Best Practices for Live Streaming
Part 2. - Compression
In addition to bitrate and framerate there are several settings you can adjust for optimal quality. In many cases the preset values will be adequate, however it is important to know how and when to change these settings.
- Key frame. A key frame is a point in encoded video where the data for the entire frame is transmitted, rather than just the changes. Key frames are generally inserted when there is a scene change. The key frame setting is the minimum time between points where the encoder will insert key frames (they may be inserted more often automatically, if necessary). Decreasing the distance between key frames can improve the quality of the video. If you use a longer key frame distance, additional key frames are inserted when necessary; for example, when a scene changes. Keep in mind, though, that a long key frame distance will affect the amount of time a user may need to wait for video in a broadcast scenario.
- Buffer size. The bit rate and quality of content fluctuate within the confines of the buffer size. A larger buffer size enables more bits within the buffer range to be allocated to complex scenes. For example, if you set the buffer size to 10 seconds, the codec may choose to allocate x number of bytes to the first 8 seconds, and the rest during the last 2 seconds. This allows for the more complex parts of the video to have more bits allocated within the buffer. Typically, increasing the buffer will improve overall quality. However, it also increases the delay between the time when the user requests the content, and playing starts. For lower bit rates, it is recommended to increase the buffer size. For higher bit rates, increasing the buffer size has a smaller impact on quality.

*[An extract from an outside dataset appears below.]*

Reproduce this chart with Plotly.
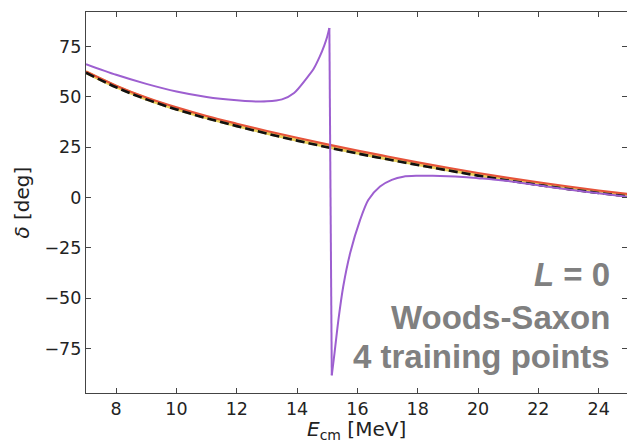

- Video smoothness. Video smoothness determines the tradeoff between sharp images and smooth motion. Video appears smooth when objects move easily from one position to another on the screen, and the edges of objects are not jagged. Video appears clear when images and motion are well-defined and clearly delineated. The bit rate setting determines the number of bits that can be allocated over a period of video. Based on this setting, the codec can choose to include more frames, which results in the images appearing smoother. However, each frame uses fewer bits. With a higher video smoothness value, the codec may include fewer frames. This increases the number of bits allocated per frame, resulting in sharper images; however, the image may not appear as smooth. The video smoothness setting only comes into effect when there are not enough bits to encode at the specified frame rate, and a tradeoff must be made. At higher bit rates, this value can be increased. If you are dropping frames during encoding, consider decreasing video smoothness.